>> Begin DATA SUPPLIED
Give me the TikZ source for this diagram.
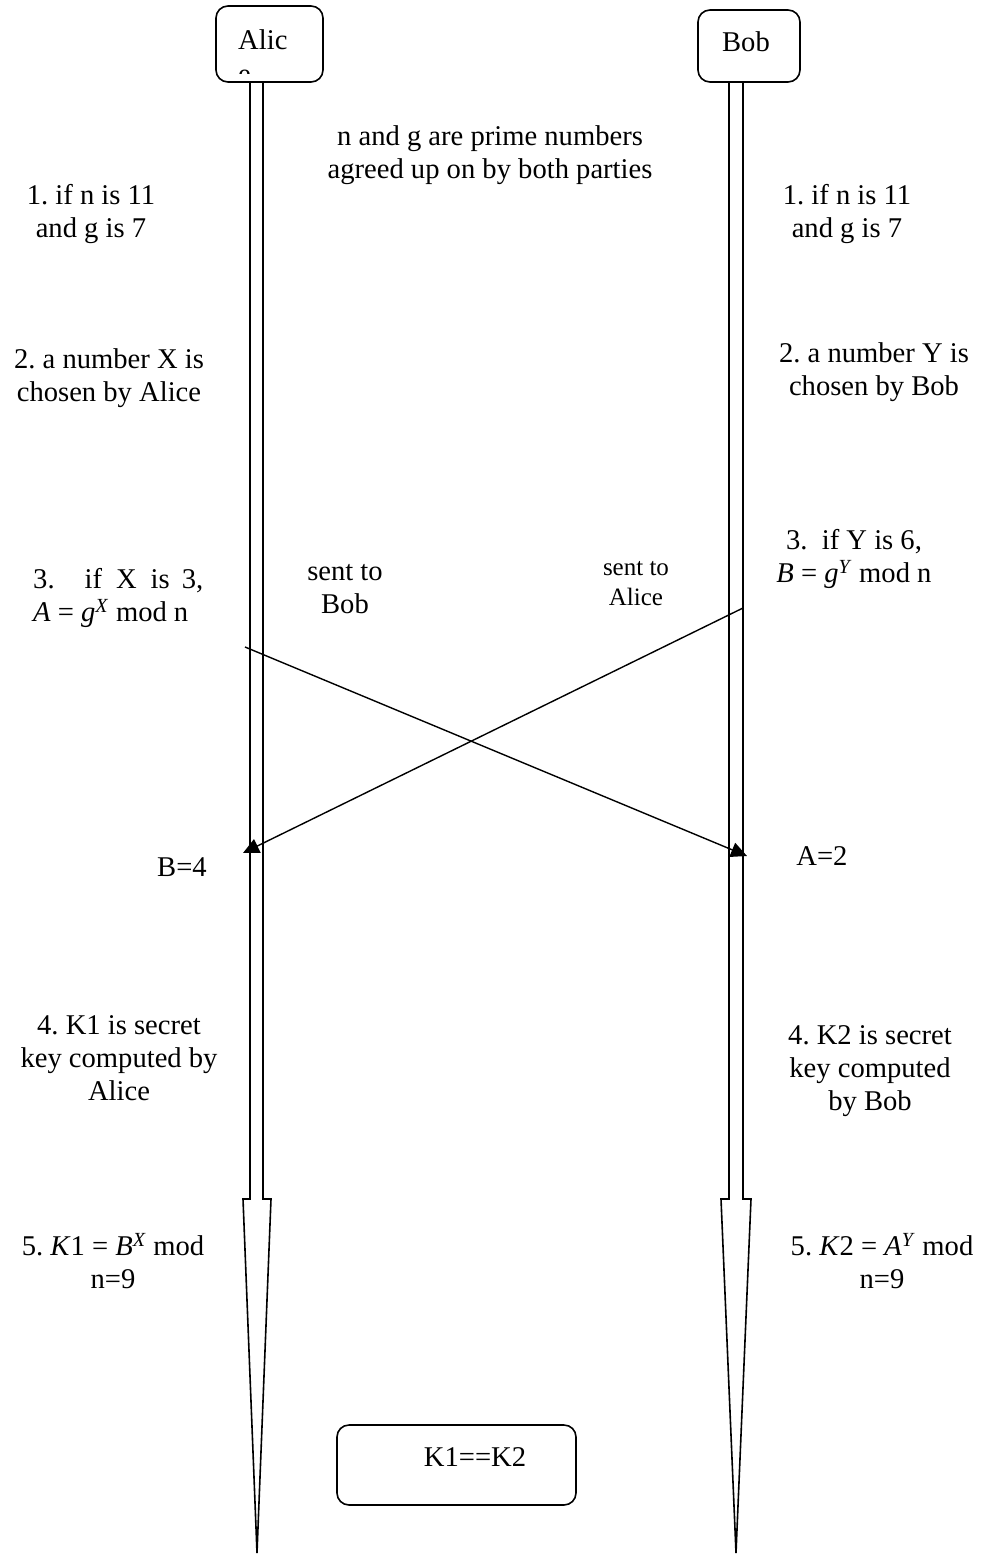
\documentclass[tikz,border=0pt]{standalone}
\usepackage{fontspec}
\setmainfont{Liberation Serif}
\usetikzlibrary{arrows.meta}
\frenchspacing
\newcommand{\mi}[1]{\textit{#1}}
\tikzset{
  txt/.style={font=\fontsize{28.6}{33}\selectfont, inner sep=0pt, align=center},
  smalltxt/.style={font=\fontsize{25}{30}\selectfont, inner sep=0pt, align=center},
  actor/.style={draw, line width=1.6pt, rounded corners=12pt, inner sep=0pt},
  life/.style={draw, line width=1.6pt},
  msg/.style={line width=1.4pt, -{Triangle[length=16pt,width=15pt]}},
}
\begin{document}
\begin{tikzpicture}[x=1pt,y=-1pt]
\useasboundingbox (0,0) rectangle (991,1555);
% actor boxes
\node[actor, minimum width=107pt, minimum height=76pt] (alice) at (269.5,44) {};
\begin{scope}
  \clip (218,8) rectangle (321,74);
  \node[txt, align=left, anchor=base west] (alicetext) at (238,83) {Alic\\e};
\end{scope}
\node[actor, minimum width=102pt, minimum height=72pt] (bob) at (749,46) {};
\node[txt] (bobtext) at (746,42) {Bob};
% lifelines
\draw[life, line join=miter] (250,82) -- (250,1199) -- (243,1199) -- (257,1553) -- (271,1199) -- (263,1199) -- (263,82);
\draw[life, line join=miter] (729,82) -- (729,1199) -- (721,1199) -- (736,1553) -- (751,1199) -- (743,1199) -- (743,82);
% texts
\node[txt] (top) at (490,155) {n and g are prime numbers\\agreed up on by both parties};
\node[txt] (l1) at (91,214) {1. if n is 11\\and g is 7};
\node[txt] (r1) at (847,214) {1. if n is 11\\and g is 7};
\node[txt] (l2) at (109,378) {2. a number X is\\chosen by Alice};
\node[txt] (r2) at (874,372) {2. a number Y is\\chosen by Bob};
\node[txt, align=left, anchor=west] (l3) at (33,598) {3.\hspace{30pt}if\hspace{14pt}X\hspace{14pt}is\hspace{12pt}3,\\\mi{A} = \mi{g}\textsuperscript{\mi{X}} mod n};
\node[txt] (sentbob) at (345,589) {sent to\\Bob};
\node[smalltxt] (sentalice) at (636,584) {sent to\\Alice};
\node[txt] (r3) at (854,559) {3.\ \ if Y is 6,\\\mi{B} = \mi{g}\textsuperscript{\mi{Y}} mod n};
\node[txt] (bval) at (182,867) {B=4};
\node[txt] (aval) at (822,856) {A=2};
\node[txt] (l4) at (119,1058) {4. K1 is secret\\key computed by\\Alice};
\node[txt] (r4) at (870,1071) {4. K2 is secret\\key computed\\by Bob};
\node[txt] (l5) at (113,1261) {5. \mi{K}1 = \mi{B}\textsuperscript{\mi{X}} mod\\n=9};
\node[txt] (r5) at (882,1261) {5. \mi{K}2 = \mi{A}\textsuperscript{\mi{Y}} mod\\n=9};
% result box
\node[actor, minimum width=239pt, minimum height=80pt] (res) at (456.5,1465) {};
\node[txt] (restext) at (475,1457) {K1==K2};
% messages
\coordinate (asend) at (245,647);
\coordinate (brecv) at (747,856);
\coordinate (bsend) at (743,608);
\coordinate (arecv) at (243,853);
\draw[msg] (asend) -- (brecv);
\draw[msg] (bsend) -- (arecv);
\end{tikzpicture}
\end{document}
>> End DATA SUPPLIED
>> Begin DATA SUPPLIED
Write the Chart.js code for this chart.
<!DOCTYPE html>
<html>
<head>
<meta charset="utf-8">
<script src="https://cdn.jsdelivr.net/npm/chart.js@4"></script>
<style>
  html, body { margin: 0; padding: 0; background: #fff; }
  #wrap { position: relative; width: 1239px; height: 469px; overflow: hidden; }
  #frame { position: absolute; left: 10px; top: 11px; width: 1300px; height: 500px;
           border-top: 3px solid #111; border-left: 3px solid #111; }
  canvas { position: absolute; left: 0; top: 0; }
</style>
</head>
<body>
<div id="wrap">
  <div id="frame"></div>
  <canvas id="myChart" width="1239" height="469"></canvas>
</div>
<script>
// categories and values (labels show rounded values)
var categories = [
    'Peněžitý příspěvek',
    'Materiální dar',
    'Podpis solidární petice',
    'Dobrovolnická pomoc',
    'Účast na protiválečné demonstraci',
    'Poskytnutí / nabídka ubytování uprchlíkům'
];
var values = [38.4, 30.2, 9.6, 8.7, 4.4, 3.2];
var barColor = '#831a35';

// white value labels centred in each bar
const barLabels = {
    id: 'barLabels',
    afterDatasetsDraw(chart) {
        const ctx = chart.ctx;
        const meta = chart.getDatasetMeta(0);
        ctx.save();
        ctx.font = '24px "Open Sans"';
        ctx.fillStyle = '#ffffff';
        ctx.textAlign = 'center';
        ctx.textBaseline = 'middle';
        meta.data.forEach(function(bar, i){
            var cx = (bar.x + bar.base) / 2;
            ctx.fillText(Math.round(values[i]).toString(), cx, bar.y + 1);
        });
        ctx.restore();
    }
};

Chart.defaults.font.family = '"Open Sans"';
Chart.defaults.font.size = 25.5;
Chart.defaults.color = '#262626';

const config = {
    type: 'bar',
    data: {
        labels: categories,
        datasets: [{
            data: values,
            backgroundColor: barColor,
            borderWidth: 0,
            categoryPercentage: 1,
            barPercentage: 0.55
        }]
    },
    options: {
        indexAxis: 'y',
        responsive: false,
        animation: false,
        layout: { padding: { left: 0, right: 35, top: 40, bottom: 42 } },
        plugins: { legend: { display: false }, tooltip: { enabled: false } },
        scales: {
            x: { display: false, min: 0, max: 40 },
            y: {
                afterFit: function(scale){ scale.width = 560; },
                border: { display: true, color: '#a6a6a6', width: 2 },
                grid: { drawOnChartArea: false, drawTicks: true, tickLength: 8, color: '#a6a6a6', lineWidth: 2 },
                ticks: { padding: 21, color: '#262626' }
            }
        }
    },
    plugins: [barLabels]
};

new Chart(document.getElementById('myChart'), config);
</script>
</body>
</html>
>> End DATA SUPPLIED
>> Begin DATA SUPPLIED
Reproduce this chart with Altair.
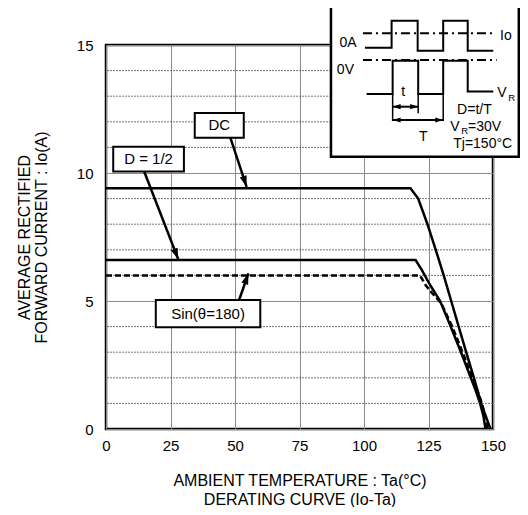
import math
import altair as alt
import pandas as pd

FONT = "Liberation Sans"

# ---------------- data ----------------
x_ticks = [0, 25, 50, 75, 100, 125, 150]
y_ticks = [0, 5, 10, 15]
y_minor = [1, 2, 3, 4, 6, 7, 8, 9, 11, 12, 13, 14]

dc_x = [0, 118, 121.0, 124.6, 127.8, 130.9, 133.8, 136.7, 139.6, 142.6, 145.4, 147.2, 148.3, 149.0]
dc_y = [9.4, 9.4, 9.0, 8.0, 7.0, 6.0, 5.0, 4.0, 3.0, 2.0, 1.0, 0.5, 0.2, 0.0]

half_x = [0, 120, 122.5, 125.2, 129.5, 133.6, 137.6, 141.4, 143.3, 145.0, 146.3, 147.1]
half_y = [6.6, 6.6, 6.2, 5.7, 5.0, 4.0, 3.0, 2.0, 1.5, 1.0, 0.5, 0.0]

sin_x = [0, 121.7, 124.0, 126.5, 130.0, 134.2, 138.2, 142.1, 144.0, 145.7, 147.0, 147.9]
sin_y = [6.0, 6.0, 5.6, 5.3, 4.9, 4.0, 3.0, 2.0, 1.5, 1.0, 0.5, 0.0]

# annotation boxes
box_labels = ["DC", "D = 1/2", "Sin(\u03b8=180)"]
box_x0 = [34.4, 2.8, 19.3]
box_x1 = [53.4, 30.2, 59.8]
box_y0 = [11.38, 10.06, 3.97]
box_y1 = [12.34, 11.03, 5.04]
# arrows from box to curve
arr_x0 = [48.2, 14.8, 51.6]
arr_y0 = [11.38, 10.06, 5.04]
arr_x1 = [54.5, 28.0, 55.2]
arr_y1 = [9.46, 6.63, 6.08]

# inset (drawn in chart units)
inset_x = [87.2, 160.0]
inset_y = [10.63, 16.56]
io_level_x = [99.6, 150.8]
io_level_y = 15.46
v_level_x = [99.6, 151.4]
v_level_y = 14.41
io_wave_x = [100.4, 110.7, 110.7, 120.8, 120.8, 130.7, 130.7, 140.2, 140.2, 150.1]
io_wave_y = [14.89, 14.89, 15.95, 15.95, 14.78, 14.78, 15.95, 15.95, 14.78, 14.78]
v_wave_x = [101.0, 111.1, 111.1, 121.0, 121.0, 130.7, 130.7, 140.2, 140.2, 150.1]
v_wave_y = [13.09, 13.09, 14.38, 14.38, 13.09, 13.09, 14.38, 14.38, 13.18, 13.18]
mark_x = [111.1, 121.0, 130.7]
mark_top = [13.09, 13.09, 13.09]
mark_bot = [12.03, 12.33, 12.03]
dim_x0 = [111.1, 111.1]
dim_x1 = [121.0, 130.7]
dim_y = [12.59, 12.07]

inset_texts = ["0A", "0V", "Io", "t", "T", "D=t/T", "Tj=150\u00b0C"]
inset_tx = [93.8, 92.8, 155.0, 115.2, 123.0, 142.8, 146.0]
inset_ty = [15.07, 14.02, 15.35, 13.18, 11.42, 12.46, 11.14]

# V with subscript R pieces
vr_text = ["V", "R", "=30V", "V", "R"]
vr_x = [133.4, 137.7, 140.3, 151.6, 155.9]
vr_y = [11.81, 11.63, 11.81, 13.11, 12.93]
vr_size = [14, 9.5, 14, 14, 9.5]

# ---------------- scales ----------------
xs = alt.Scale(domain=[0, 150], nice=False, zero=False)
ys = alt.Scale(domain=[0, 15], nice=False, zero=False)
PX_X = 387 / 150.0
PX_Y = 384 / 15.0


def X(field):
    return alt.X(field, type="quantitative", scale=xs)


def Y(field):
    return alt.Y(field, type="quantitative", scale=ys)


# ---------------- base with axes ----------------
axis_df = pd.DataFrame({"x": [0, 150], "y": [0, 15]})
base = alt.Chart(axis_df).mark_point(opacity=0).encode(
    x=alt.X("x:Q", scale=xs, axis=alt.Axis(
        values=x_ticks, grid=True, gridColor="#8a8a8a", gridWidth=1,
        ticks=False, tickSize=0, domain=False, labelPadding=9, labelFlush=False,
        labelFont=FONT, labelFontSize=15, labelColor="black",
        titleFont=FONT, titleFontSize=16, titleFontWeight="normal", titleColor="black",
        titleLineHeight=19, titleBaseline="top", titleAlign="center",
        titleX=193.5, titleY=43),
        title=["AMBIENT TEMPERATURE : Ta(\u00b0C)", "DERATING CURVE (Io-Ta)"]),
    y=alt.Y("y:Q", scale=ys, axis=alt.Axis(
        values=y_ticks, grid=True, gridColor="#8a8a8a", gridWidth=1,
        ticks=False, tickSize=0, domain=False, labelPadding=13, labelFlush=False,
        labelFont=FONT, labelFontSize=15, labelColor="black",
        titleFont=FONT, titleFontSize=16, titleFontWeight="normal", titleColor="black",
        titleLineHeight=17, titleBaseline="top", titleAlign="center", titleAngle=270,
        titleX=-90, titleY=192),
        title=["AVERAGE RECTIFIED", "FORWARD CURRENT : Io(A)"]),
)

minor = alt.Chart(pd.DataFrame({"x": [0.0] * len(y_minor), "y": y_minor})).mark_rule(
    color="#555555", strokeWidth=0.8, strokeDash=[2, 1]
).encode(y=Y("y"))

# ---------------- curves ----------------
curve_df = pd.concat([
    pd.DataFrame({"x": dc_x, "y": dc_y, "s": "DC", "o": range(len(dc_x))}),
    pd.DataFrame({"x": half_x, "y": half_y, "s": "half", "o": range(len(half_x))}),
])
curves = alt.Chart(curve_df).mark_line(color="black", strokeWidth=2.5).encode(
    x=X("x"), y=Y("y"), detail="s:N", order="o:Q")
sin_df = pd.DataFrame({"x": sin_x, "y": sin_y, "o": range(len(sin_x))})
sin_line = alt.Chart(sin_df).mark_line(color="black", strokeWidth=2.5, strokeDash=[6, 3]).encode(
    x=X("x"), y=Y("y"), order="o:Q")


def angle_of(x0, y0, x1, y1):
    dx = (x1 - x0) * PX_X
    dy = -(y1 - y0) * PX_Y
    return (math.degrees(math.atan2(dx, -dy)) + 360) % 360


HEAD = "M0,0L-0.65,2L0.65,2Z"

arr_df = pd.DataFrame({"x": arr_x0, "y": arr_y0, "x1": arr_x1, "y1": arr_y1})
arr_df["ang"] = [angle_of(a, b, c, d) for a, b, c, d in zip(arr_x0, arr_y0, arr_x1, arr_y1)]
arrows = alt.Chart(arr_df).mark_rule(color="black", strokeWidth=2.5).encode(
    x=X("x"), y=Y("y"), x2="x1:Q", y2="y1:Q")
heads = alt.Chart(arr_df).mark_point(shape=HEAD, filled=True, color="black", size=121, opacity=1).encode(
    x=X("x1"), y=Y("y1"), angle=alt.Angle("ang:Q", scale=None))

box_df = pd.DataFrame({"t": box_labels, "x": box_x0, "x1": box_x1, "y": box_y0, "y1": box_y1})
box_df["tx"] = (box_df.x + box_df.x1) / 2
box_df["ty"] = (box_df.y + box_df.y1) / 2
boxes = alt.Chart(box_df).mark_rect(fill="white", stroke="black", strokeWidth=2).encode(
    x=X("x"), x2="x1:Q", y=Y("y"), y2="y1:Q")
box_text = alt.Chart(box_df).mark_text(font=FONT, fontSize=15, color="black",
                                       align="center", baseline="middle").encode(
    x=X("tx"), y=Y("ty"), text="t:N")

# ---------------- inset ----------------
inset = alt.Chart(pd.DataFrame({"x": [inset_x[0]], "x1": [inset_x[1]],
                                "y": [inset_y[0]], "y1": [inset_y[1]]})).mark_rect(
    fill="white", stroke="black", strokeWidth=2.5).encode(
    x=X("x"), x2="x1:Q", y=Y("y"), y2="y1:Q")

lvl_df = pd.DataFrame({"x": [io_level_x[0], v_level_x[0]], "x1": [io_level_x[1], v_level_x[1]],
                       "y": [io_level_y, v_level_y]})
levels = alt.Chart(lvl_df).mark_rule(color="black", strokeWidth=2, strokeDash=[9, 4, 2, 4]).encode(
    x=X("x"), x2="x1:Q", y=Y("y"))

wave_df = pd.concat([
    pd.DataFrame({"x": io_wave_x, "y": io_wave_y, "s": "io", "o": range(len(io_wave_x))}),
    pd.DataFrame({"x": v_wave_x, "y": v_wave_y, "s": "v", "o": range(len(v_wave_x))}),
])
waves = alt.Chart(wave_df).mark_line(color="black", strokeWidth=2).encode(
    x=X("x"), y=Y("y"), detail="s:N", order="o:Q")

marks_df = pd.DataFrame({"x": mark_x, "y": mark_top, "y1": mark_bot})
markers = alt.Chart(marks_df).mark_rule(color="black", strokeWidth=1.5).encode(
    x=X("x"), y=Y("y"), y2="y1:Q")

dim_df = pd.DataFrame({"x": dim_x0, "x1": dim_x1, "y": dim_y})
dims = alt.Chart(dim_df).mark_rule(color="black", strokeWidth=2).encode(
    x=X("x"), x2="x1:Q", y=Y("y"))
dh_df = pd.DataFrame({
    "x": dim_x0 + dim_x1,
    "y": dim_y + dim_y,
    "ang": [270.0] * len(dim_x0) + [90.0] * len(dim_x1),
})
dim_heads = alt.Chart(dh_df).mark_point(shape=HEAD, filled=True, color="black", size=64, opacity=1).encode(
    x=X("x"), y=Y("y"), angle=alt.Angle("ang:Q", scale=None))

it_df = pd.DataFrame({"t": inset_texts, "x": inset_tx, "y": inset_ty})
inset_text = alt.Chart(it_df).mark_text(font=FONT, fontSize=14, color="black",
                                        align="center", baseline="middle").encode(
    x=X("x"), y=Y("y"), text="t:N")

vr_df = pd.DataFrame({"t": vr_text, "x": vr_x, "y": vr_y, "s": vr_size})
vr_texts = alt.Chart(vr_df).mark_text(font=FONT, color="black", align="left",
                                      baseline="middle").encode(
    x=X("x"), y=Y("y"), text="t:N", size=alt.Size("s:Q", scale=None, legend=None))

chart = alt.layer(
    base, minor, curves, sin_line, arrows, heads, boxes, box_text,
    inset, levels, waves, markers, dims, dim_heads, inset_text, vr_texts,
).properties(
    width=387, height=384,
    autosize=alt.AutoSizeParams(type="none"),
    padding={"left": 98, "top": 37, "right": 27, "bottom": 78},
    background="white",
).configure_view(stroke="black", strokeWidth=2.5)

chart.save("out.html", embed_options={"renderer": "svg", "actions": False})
>> End DATA SUPPLIED
> [PROBLEM] Each line from the one containing "Write the Chart.js code for this chart." through the one containing "var barColor = '#831a35';" must be retyped exactly, the first and last of these included.

> [ANSWER TO THIS PROBLEM]
Write the Chart.js code for this chart.
<!DOCTYPE html>
<html>
<head>
<meta charset="utf-8">
<script src="https://cdn.jsdelivr.net/npm/chart.js@4"></script>
<style>
  html, body { margin: 0; padding: 0; background: #fff; }
  #wrap { position: relative; width: 1239px; height: 469px; overflow: hidden; }
  #frame { position: absolute; left: 10px; top: 11px; width: 1300px; height: 500px;
           border-top: 3px solid #111; border-left: 3px solid #111; }
  canvas { position: absolute; left: 0; top: 0; }
</style>
</head>
<body>
<div id="wrap">
  <div id="frame"></div>
  <canvas id="myChart" width="1239" height="469"></canvas>
</div>
<script>
// categories and values (labels show rounded values)
var categories = [
    'Peněžitý příspěvek',
    'Materiální dar',
    'Podpis solidární petice',
    'Dobrovolnická pomoc',
    'Účast na protiválečné demonstraci',
    'Poskytnutí / nabídka ubytování uprchlíkům'
];
var values = [38.4, 30.2, 9.6, 8.7, 4.4, 3.2];
var barColor = '#831a35';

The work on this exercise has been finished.